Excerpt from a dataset
— BEGIN —

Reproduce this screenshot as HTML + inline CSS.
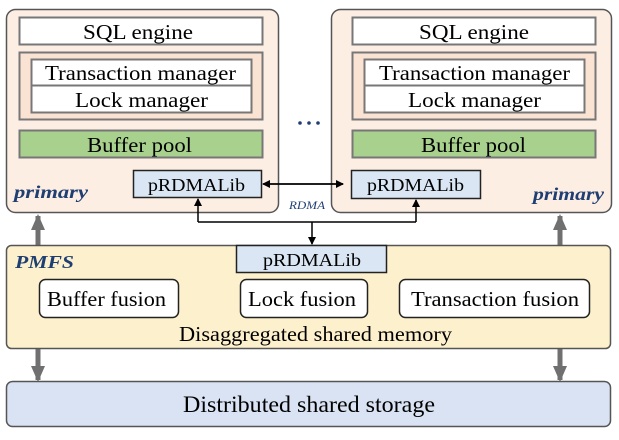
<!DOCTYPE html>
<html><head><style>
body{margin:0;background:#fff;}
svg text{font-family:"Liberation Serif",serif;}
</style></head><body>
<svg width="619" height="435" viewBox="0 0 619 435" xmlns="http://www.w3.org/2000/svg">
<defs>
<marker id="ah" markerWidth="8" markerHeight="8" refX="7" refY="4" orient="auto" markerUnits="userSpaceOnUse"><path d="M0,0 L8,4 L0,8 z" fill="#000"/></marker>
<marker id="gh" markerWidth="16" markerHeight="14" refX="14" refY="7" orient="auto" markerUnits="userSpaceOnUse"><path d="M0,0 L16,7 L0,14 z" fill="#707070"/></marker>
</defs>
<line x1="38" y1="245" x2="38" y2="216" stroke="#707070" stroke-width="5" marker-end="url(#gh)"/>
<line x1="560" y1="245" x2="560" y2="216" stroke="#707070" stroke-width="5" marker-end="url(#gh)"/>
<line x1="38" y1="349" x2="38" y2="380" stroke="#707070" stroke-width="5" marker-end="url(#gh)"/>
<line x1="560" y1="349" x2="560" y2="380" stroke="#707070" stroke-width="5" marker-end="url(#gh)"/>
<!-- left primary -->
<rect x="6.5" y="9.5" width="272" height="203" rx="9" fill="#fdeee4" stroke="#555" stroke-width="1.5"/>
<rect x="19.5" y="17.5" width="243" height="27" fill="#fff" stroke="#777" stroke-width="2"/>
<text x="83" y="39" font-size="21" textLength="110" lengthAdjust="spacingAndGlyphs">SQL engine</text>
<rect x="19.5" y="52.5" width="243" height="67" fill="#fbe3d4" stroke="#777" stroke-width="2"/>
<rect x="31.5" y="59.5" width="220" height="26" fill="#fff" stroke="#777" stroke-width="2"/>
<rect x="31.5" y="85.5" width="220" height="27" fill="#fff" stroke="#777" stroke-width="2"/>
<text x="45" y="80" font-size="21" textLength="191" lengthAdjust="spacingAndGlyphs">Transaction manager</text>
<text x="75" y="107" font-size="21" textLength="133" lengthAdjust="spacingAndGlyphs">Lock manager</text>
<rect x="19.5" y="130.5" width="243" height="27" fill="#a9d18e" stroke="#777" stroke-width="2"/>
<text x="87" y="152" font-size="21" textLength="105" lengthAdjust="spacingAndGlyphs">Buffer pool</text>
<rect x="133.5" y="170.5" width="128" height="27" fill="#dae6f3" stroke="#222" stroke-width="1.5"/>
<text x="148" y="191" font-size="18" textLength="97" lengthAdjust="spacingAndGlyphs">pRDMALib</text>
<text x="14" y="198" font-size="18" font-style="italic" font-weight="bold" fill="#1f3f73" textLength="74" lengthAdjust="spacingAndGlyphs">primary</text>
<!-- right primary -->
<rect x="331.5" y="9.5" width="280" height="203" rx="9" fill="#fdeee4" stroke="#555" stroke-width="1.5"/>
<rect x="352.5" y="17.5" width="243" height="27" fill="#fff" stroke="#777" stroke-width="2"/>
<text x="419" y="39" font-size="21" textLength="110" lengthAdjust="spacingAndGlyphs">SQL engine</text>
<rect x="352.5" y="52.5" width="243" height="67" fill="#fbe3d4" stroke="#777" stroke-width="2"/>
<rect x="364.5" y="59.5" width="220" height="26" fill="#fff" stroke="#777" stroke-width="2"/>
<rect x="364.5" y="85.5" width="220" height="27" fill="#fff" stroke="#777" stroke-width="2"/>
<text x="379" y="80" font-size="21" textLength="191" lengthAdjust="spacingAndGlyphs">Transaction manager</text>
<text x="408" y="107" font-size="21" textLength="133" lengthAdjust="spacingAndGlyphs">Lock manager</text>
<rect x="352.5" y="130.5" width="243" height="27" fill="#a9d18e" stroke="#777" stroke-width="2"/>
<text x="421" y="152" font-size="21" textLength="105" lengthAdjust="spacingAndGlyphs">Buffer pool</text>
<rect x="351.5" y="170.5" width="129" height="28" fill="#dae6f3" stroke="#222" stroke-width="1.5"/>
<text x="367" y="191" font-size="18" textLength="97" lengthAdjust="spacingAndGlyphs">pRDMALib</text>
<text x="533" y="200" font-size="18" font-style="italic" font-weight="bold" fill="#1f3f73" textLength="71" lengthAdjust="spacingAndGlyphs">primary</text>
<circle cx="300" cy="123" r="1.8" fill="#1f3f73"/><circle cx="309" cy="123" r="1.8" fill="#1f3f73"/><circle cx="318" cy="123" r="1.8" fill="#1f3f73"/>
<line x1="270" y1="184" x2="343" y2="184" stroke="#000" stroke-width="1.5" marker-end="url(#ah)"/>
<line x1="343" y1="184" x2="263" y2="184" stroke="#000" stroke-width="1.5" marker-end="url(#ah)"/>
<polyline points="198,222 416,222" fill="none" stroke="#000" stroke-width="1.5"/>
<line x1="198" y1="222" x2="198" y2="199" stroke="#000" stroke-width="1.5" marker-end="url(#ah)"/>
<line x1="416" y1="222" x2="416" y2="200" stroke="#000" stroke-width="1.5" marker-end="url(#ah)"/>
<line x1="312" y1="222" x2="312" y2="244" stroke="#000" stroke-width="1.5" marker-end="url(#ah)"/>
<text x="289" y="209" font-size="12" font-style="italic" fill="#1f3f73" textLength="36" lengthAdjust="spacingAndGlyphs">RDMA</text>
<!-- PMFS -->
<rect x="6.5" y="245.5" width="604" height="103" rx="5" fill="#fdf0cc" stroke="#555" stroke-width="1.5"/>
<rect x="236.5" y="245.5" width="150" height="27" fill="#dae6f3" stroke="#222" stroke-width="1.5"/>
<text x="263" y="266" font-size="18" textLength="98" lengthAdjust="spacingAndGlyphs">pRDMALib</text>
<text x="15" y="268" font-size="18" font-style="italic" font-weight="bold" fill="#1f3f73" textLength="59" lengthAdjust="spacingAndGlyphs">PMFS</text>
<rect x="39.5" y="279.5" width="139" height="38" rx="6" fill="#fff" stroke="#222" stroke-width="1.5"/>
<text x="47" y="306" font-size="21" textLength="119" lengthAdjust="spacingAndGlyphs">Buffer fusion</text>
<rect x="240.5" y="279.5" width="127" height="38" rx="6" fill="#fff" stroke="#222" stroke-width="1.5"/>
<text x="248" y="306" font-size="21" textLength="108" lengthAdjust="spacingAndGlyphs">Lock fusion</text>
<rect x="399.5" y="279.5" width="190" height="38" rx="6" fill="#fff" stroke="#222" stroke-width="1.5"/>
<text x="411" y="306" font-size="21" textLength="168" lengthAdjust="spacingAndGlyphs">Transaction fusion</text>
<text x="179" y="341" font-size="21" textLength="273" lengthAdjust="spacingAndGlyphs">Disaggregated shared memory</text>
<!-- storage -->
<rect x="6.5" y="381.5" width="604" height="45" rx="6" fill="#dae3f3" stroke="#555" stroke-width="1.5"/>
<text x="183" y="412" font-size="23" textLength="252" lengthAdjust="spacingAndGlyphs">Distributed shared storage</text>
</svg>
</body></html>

— END —
— BEGIN —

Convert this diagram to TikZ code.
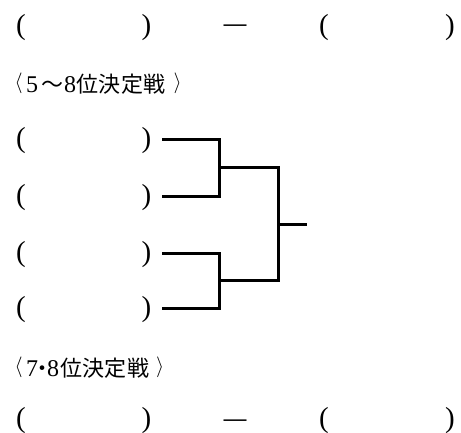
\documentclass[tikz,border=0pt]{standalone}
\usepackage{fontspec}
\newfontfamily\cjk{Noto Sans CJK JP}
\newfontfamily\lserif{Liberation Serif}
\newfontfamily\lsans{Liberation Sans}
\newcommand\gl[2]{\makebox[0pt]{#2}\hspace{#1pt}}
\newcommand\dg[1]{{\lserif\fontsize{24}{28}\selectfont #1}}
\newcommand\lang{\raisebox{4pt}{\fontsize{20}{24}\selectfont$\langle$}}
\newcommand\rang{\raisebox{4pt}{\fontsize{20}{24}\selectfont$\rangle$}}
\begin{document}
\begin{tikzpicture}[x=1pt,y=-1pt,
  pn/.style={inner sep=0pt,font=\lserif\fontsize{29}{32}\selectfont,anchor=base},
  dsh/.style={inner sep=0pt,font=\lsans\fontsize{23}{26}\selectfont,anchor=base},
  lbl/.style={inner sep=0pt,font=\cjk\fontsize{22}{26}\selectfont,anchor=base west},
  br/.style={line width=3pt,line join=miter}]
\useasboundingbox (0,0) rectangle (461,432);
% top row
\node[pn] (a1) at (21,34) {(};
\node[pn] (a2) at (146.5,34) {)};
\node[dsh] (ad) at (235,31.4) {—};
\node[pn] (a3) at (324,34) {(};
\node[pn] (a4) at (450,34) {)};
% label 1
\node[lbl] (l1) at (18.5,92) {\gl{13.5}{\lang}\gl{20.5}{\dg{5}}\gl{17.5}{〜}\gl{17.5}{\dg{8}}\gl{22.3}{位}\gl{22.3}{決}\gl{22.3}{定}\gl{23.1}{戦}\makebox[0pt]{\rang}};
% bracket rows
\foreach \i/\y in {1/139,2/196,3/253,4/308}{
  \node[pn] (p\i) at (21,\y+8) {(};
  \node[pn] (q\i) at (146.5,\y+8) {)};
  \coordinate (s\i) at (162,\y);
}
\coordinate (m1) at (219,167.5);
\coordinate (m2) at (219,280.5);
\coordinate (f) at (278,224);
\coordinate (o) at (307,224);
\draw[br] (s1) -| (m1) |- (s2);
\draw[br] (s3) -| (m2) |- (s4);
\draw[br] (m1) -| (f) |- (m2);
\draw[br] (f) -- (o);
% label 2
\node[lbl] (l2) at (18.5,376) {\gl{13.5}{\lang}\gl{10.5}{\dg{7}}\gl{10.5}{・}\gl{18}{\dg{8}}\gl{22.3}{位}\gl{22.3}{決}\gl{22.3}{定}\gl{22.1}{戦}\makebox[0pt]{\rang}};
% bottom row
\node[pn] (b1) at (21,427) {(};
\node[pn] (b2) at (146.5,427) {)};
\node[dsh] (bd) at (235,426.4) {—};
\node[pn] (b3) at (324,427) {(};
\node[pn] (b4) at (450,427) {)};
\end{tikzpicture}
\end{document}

— END —
— BEGIN —

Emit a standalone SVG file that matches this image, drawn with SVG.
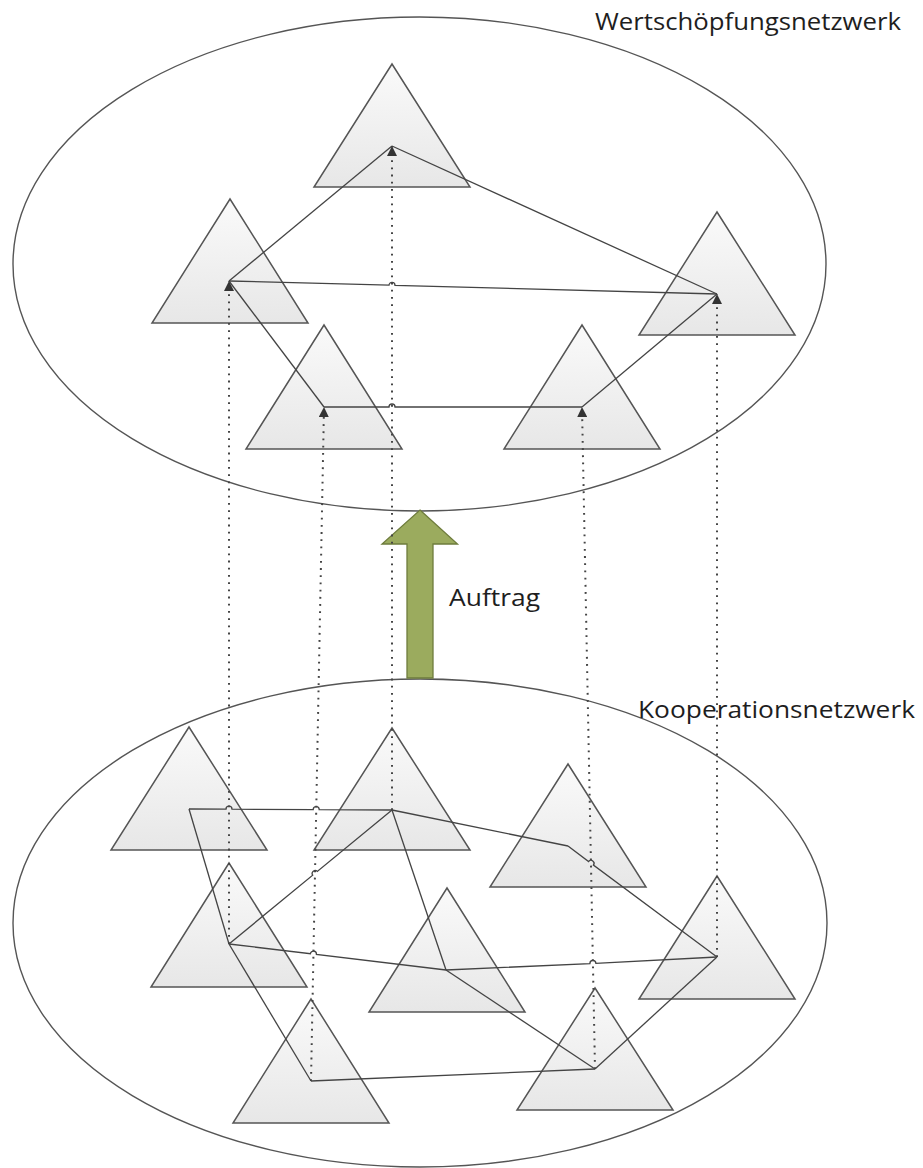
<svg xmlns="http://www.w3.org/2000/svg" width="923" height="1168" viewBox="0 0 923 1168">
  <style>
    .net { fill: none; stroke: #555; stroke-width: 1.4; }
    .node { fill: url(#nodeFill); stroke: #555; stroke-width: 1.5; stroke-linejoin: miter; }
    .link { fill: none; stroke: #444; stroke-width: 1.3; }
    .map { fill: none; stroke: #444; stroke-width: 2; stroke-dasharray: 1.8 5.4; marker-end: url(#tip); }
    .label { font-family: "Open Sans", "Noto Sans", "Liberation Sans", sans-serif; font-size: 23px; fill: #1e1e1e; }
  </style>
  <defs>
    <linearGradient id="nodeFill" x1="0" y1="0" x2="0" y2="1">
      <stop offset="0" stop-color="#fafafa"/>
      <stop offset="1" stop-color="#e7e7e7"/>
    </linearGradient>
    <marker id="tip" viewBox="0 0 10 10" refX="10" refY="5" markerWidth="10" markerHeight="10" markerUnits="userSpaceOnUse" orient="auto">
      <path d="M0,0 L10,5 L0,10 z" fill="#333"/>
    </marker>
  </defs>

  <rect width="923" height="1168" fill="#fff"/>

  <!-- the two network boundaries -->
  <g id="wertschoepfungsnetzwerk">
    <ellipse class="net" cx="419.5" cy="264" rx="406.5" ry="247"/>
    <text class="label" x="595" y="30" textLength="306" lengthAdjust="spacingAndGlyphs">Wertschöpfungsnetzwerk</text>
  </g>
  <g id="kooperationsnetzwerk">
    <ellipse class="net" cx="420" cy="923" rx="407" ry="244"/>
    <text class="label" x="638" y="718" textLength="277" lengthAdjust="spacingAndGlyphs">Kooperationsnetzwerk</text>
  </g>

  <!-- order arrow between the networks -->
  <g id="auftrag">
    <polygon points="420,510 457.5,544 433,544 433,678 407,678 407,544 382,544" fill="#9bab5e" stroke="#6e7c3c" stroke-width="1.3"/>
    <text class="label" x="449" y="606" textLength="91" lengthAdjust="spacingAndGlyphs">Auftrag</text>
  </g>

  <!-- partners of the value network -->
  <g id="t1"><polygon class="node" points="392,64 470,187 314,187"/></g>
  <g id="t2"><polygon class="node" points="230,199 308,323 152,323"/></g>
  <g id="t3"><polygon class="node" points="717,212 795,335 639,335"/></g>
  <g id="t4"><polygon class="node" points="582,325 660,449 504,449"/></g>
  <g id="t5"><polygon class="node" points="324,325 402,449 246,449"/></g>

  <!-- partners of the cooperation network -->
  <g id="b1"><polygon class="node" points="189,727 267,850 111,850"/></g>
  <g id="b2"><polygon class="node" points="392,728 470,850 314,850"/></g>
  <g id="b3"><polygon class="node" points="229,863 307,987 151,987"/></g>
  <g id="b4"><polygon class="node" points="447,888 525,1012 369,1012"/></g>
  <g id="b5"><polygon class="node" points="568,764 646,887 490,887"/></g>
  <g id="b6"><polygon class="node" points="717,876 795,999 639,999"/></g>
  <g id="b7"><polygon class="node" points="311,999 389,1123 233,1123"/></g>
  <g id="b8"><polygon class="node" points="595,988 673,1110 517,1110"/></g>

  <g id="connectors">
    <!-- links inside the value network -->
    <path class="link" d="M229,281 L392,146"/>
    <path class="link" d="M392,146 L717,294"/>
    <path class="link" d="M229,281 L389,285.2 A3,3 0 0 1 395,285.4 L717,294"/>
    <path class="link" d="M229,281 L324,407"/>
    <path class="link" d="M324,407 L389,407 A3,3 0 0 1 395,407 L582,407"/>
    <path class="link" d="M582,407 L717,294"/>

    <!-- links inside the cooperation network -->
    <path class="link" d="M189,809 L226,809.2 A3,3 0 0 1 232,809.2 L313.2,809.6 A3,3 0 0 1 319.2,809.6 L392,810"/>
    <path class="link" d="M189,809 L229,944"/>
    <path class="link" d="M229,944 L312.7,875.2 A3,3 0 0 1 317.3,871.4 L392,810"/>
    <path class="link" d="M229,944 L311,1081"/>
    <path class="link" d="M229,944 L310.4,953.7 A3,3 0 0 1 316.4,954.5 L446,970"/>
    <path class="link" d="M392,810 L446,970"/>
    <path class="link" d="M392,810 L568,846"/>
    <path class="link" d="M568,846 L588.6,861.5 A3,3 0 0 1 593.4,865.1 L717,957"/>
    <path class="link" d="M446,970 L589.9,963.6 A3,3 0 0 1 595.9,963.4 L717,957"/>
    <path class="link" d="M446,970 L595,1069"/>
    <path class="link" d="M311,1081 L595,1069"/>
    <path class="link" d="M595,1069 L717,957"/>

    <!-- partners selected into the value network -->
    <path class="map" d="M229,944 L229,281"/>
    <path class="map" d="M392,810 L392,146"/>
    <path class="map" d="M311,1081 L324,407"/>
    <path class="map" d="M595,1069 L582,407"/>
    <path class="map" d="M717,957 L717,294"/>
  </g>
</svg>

— END —

> **EXERCISE BRIEF**
Check each line of the records above for the string "standalone", and report every line that has it.

> **RESULT BELOW**
\documentclass[tikz,border=0pt]{standalone}
Emit a standalone SVG file that matches this image, drawn with SVG.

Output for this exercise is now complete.